En organisant des ateliers de discussion au sein de son parti – une sorte de mini-grand débat – autour de la question de l'arrivée massive de réfugiés en 2015, Annegret Kramp-Karrenbauer a voulu libérer la parole et donner aux chrétiens-démocrates critiques l'impression que la direction du parti les entend. Elle ne cesse de rappeler qu'« il s'agissait d'une situation absolument exceptionnelle » et ne laisse planer aucun doute : avec elle, la politique migratoire sera moins souple. Dans une interview à la télévision, AKK va jusqu'à dire que, en dernière instance, elle envisagerait la fermeture des frontières de l'Allemagne. Une option qu'Angela Merkel a toujours catégoriquement écartée quand elle était à la tête de la CDU.

Moins libérale qu'Angela Merkel, cette catholique pratiquante originaire de la Sarre, le petit Land frontalier de la France, a aussi voulu prendre les devants et montrer que, sur les grands dossiers politiques, elle ne se contente pas d'un rôle de potiche. C'est elle, et non la chancelière, qui a répondu très fermement aux propositions publiées au début du mois par Emmanuel Macron dans le journal Die Welt. Pour la première fois, Annegret Kramp-Karrenbauer a présenté sa vision de l'Europe et posé le pied sur le parquet international.

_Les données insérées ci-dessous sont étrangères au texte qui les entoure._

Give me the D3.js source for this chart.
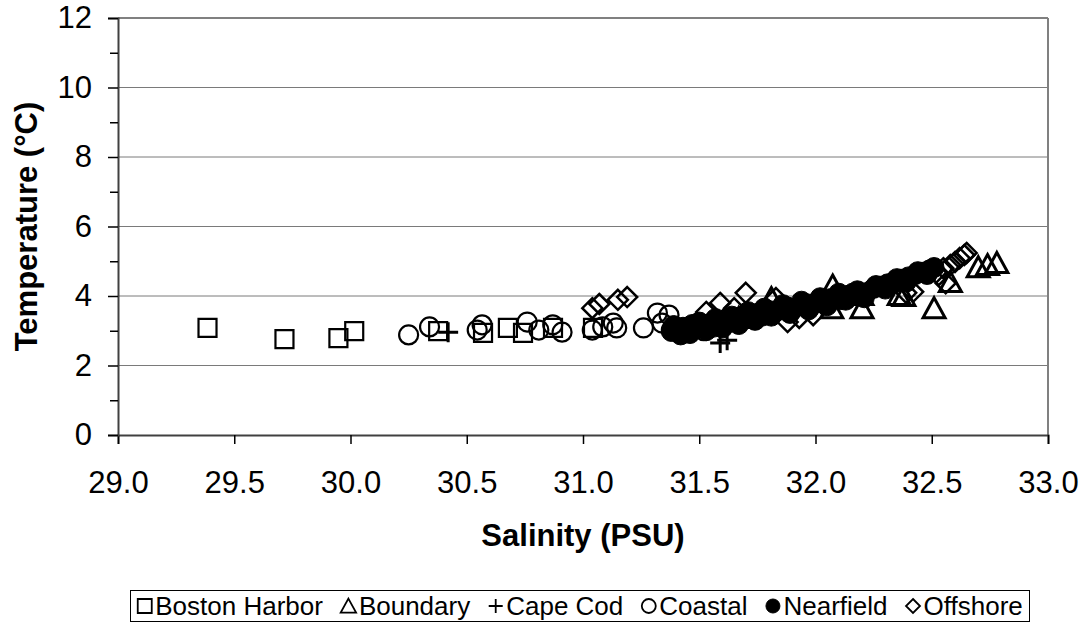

Enfin, et c'est peut-être le bilan le plus positif de ces cent premiers jours : Annegret Kramp-Karrenbauer est parvenue, après avoir été élue de justesse, à éviter que les différents courants au sein de la CDU ne s'entredéchirent. Elle a rallié les partisans de ses rivaux, le conservateur Friedrich Merz et le ministre de la Santé Jens Spahn, tous les deux très critiques vis-à-vis d'Angela Merkel. Elle a évité ainsi une guerre de tranchées à l'intérieur de son parti. En peu de temps, AKK a grimpé au baromètre des personnalités politiques préférées des Allemands. En février, juste avant sa gaffe de carnaval, AKK talonnait Angela Merkel en deuxième position. Elle reste dans le peloton de tête. Une popularité étonnante pour une chef de parti sans fonction au sein du gouvernement

Quant à savoir si l'ancienne ministre présidente de la Sarre, le plus petit Land allemand, aura les épaules assez solides pour gouverner un pays de 80 millions d'habitants… Il lui reste le temps de faire ses preuves. À condition que les élections aient lieu, comme prévu, en 2021.